Sunday, 13 May 2012

Greek Spinach and Feta Filo Pie - A Recipe

Last night, Miss C and I held an all Greek dinner party, complete with a bottle of Ouzo that looks like one of the Parthenon's columns. We scattered a few Euros and monetary napkins across the blue and white table cloth as a finishing touch. Bad taste? Probably. Terrible about the current economic climate, but let's focus on one of the great Greek legacy's - fantastic food. Oh and we learnt that the Disney movie of Hercules is historically inaccurate during a game of 'True or Myth'. Gutting. I rustled up lamb and mint kebabs, chickpea salad, warm butter beans and cherry tomatoes, with pitta and dips on the side. Now feta salad is nice, but not so great if your not a massive fan of olives like us, so I turned it all into a pastry covered pie. One of our guests asked for the recipe so here it is.
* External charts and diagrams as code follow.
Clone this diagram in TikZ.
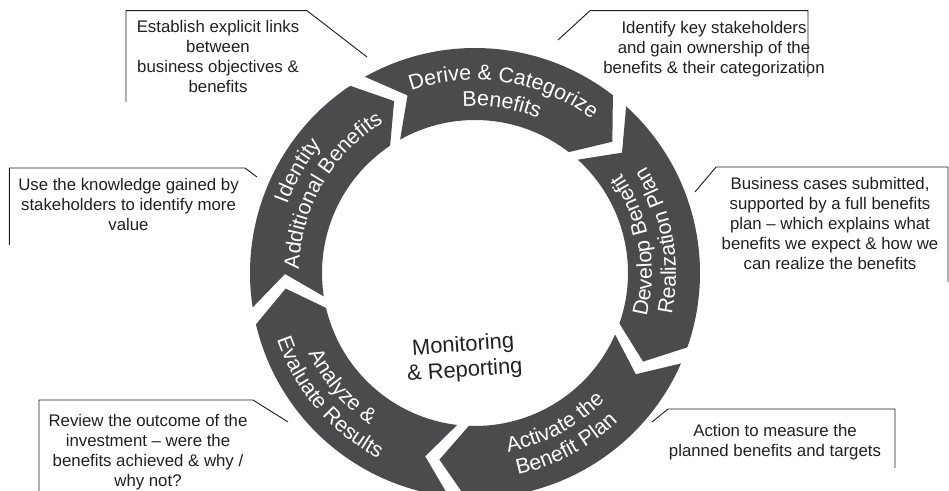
\documentclass[tikz,border=0pt]{standalone}
\usepackage{fontspec}
\setmainfont{Liberation Sans}
\definecolor{ringgray}{RGB}{74,75,77}
\definecolor{inkcol}{RGB}{35,31,32}
\newcommand\ringfont{\fontsize{16}{19}\selectfont}
\newcommand\callfont{\fontsize{12.6}{15}\selectfont}
\newcommand\ringRo{225}
\newcommand\ringRi{153}
\newcommand\ringRm{190}
\newcommand\ringGap{2.2}
\newcommand\ringTip{8.5}
% #1 trailing boundary angle, #2 leading boundary angle
\newcommand\chevseg[2]{%
  \fill[seg] ({#1-\ringGap}:\ringRo) arc[start angle={#1-\ringGap}, end angle={#2+\ringGap}, radius=\ringRo]
    -- ({#2+\ringGap-\ringTip}:\ringRm) -- ({#2+\ringGap}:\ringRi)
    arc[start angle={#2+\ringGap}, end angle={#1-\ringGap}, radius=\ringRi]
    -- ({#1-\ringGap-\ringTip}:\ringRm) -- cycle;}
% ---- glyph advance widths of Liberation Sans (1/1000 em) ----
\newcommand\setcw[2]{\expandafter\def\csname cw#1\endcsname{#2}}
\setcw{A}{667}\setcw{B}{667}\setcw{C}{722}\setcw{D}{722}\setcw{E}{667}
\setcw{I}{278}\setcw{P}{667}\setcw{R}{722}
\setcw{a}{556}\setcw{c}{500}\setcw{d}{556}\setcw{e}{556}\setcw{f}{278}
\setcw{g}{556}\setcw{h}{556}\setcw{i}{222}\setcw{l}{222}\setcw{n}{556}
\setcw{o}{556}\setcw{p}{556}\setcw{r}{333}\setcw{s}{500}\setcw{t}{278}
\setcw{u}{556}\setcw{v}{500}\setcw{y}{500}\setcw{z}{500}
\expandafter\def\csname cw\string\&\endcsname{667}
\expandafter\def\csname cw\string~\endcsname{278}
% ---- curved text, character by character ----
\newcounter{arcchar}
\def\arcend{ARCEND}
% one em of \ringfont = 16pt = 21.3333 picture units
\newcommand\arcem{0.0213333}
% #1 centre angle, #2 radius (picture units), #3 direction (1 = ccw, -1 = cw), #4 text (spaces as ~)
\newcommand\arctext[4]{%
  \gdef\arcsumv{0}%
  \arcsum#4\arcend
  \gdef\arcr{#2}\gdef\arcdir{#3}%
  \pgfmathparse{#1-(\arcdir)*\arcsumv*\arcem/\arcr*57.29578/2}\global\let\arccur\pgfmathresult
  \arcstep#4\arcend}
\def\arcsum#1{\ifx#1\arcend\else
  \pgfmathparse{\arcsumv+\csname cw\string#1\endcsname}\global\let\arcsumv\pgfmathresult
  \expandafter\arcsum\fi}
\def\arcstep#1{\ifx#1\arcend\else\arcput{#1}\expandafter\arcstep\fi}
\newcommand\arcput[1]{%
  \edef\arcwv{\csname cw\string#1\endcsname}%
  \pgfmathparse{\arccur+(\arcdir)*\arcwv*\arcem/\arcr*57.29578/2}\global\let\arcmid\pgfmathresult
  \pgfmathparse{\arcmid+(\arcdir)*90}\global\let\arcrot\pgfmathresult
  \stepcounter{arcchar}%
  \node[ringchar, rotate=\arcrot] (rc\thearcchar) at (\arcmid:\arcr) {#1};%
  \pgfmathparse{\arccur+(\arcdir)*\arcwv*\arcem/\arcr*57.29578}\global\let\arccur\pgfmathresult}
\begin{document}
\begin{tikzpicture}[x=0.75pt,y=0.75pt,
  seg/.style={fill=ringgray, draw=none},
  ringchar/.style={anchor=base, inner sep=0pt, outer sep=0pt, text=white, font=\ringfont},
  callline/.style={draw=inkcol, line width=0.7pt},
  calltext/.style={align=center, font=\callfont, text=inkcol, inner sep=0pt},
  centertext/.style={align=center, font=\fontsize{16.4}{19}\selectfont, text=inkcol, inner sep=0pt}]
\useasboundingbox (0,0) rectangle (949,491);

% ---------- ring ----------
\begin{scope}[shift={(475,218)}]
  \chevseg{121.5}{50}
  \chevseg{50}{-21.5}
  \chevseg{-21.5}{-94.5}
  \chevseg{-94.5}{-169}
  \chevseg{191}{121.5}

  % clockwise labels (tops outward)
  \arctext{81}{193}{-1}{Derive~\&~Categorize}
  \arctext{81}{167}{-1}{Benefits}
  \arctext{150}{200}{-1}{Identity}
  \arctext{150}{176}{-1}{Additional~Benefits}
  % counter-clockwise labels (tops inward)
  \arctext{10}{177}{1}{Develop~Benefit}
  \arctext{10}{201}{1}{Realization~Plan}
  \arctext{-62}{182}{1}{Activate~the}
  \arctext{-62}{206}{1}{Benefit~Plan}
  \arctext{-139.5}{185}{1}{Analyze~\&}
  \arctext{-139.5}{209}{1}{Evaluate~Results}
\end{scope}

\node[centertext, rotate=4] (centre) at (464,132.5) {Monitoring\\\& Reporting};

% ---------- callouts ----------
\coordinate (c1a) at (126,389);   \coordinate (c1b) at (126,480.3);
\coordinate (c1c) at (307,480.3); \coordinate (c1d) at (367,434);
\draw[callline] (c1a) -- (c1b) -- (c1c) -- (c1d);
\node[calltext] (t1) at (218,434) {Establish explicit links\\between\\business objectives \&\\benefits};

\coordinate (c2a) at (558,451);   \coordinate (c2b) at (590,480.3);
\coordinate (c2c) at (808,480.3); \coordinate (c2d) at (808,414);
\draw[callline] (c2a) -- (c2b) -- (c2c) -- (c2d);
\node[calltext] (t2) at (714,442) {Identify key stakeholders\\and gain ownership of the\\benefits \& their categorization};

\coordinate (c3a) at (9.3,246);   \coordinate (c3b) at (9.3,323);
\coordinate (c3c) at (245,323);   \coordinate (c3d) at (257,314);
\draw[callline] (c3a) -- (c3b) -- (c3c) -- (c3d);
\node[calltext] (t3) at (128.5,286) {Use the knowledge gained by\\stakeholders to identify more\\value};

\coordinate (c4a) at (695,299);   \coordinate (c4b) at (716,324);
\coordinate (c4c) at (948,324);   \coordinate (c4d) at (948,209);
\draw[callline] (c4a) -- (c4b) -- (c4c) -- (c4d);
\node[calltext] (t4) at (830,267) {Business cases submitted,\\supported by a full benefits\\plan -- which explains what\\benefits we expect \& how we\\can realize the benefits};

\coordinate (c5a) at (39,0);      \coordinate (c5b) at (39,91);
\coordinate (c5c) at (253,91);    \coordinate (c5d) at (288,69);
\draw[callline] (c5a) -- (c5b) -- (c5c) -- (c5d);
\node[calltext] (t5) at (148,39) {Review the outcome of the\\investment -- were the\\benefits achieved \& why /\\why not?};

\coordinate (c6a) at (652,69);    \coordinate (c6b) at (668,82);
\coordinate (c6c) at (895,82);    \coordinate (c6d) at (895,23);
\draw[callline] (c6a) -- (c6b) -- (c6c) -- (c6d);
\node[calltext] (t6) at (775,49) {Action to measure the\\planned benefits and targets};
\end{tikzpicture}
\end{document}
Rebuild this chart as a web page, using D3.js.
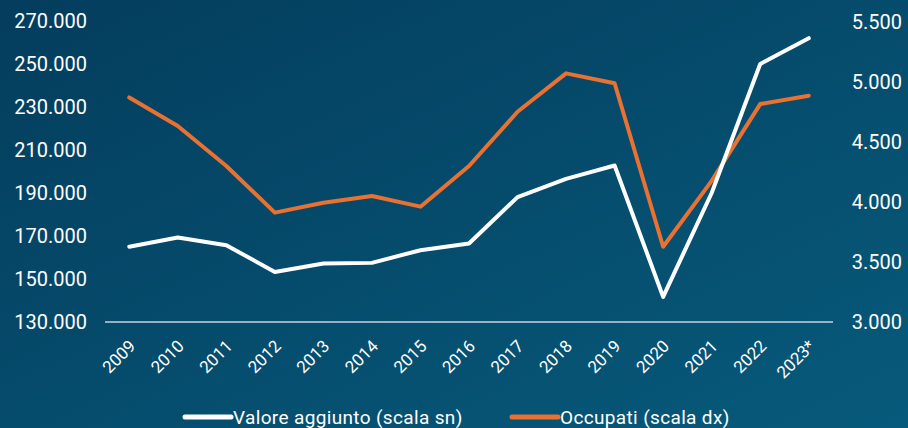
<!DOCTYPE html>
<html><head><meta charset="utf-8">
<script src="https://cdn.jsdelivr.net/npm/d3@7"></script>
<style>html,body{margin:0;padding:0;background:#054868;}svg{display:block;}</style>
</head><body><svg id="c" width="908" height="428"></svg>
<script>
const years = ["2009","2010","2011","2012","2013","2014","2015","2016","2017","2018","2019","2020","2021","2022","2023*"];
const valoreAggiunto = [165000,169300,165700,153300,157200,157500,163400,166500,188100,196600,202800,141700,190000,250000,262000];
const occupati = [4867,4629,4296,3907,3990,4046,3957,4296,4748,5068,4985,3623,4172,4812,4882];
const leftTicks = [130000,150000,170000,190000,210000,230000,250000,270000];
const rightTicks = [3000,3500,4000,4500,5000,5500];
const seriesNames = ["Valore aggiunto (scala sn)","Occupati (scala dx)"];
const colors = ["#ffffff","#e97132"];

const svg = d3.select("#c");
const W = 908, H = 428;
const defs = svg.append("defs");
const g = defs.append("linearGradient").attr("id","bg").attr("x1","0").attr("y1","0").attr("x2","1").attr("y2","1");
g.append("stop").attr("offset","0").attr("stop-color","#043d5d");
g.append("stop").attr("offset","1").attr("stop-color","#075a7b");
svg.append("rect").attr("width",W).attr("height",H).attr("fill","url(#bg)");

const x = d3.scaleBand().domain(years).range([105,833]);
const yL = d3.scaleLinear().domain([130000,270000]).range([322,21]);
const yR = d3.scaleLinear().domain([3000,5500]).range([321.5,21.5]);
const fmt = d3.formatLocale({decimal:",",thousands:".",grouping:[3]}).format(",.0f");
const font = "Roboto, 'Noto Sans', sans-serif";

// baseline
svg.append("line").attr("x1",105).attr("x2",833).attr("y1",322).attr("y2",322)
  .attr("stroke","#c9d3dc").attr("stroke-width",1.5);

// left axis labels
svg.append("g").selectAll("text").data(leftTicks).join("text")
  .attr("x",87).attr("y",d=>yL(d)).attr("dy","0.35em").attr("text-anchor","end")
  .attr("fill","#ffffff").attr("font-family",font).attr("font-size",20).text(d=>fmt(d));
// right axis labels
svg.append("g").selectAll("text").data(rightTicks).join("text")
  .attr("x",902).attr("y",d=>yR(d)).attr("dy","0.35em").attr("text-anchor","end")
  .attr("fill","#ffffff").attr("font-family",font).attr("font-size",20).text(d=>fmt(d));
// x labels
svg.append("g").selectAll("text").data(years).join("text")
  .attr("transform",d=>`translate(${x(d)+x.bandwidth()/2+3},${343}) rotate(-45)`)
  .attr("text-anchor","end").attr("dy","0.35em")
  .attr("fill","#ffffff").attr("font-family",font).attr("font-size",17).text(d=>d);

const cx = d=>x(d)+x.bandwidth()/2;
const lineL = d3.line().x((d,i)=>cx(years[i])).y(d=>yL(d));
const lineR = d3.line().x((d,i)=>cx(years[i])).y(d=>yR(d));
svg.append("path").datum(occupati).attr("d",lineR).attr("fill","none")
  .attr("stroke",colors[1]).attr("stroke-width",4).attr("stroke-linecap","round").attr("stroke-linejoin","round");
svg.append("path").datum(valoreAggiunto).attr("d",lineL).attr("fill","none")
  .attr("stroke",colors[0]).attr("stroke-width",4).attr("stroke-linecap","round").attr("stroke-linejoin","round");

// legend
const leg = [{x:185,name:seriesNames[0],c:colors[0]},{x:512,name:seriesNames[1],c:colors[1]}];
const lg = svg.append("g");
leg.forEach(l=>{
  lg.append("line").attr("x1",l.x).attr("x2",l.x+46).attr("y1",417).attr("y2",417)
    .attr("stroke",l.c).attr("stroke-width",5).attr("stroke-linecap","round");
  lg.append("text").attr("x",l.x+48).attr("y",417).attr("dy","0.35em")
    .attr("fill","#ffffff").attr("font-family",font).attr("font-size",19)
    .attr("letter-spacing","0.35px").text(l.name);
});
</script></body></html>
                                     Yes, I iced the Greek flag onto cupcake place settings

1 pack of filo pastry
100g melted butter
200g feta cheese
500g spinach
1 red onion
x2 eggs
1dessert spoon of tomato puree

1. Preheat the oven to 190 degrees. Gently soften cubed red onion in lashing of olive oil. When the onions are translucent, add the tomato puree to the pan.
2. Meanwhile, chop the feta into chunks and pop them into a bowl with the two eggs. Add the cooked onions and tomato puree.
3. In a pan, wilt the spinach over a low heat. Add the spinach to the feta mixture and stir together.  Season with salt and pepper.
4. Take a round cake tin and brush it with melted butter using a pastry brush. Lay in your first sheet of filo pastry and brush it with butter. Don't cut off the excess pastry as that will be used as the top of the pie. Repeat this with all the sheets of filo pastry, in a circular motion, brushing each with melted butter as you go.
5. When the cake tin is lined with pastry, pour in the feta mixture.
6. Fold the excess pastry over the top of the feta mixture into a round circle. Finish by brushing the pastry lid with the last of the melted butter.
7. Pop into the middle of the oven for 25 minutes until golden brown and crispy. Cool on a wire rack for a few minutes and turn out onto a plate to serve.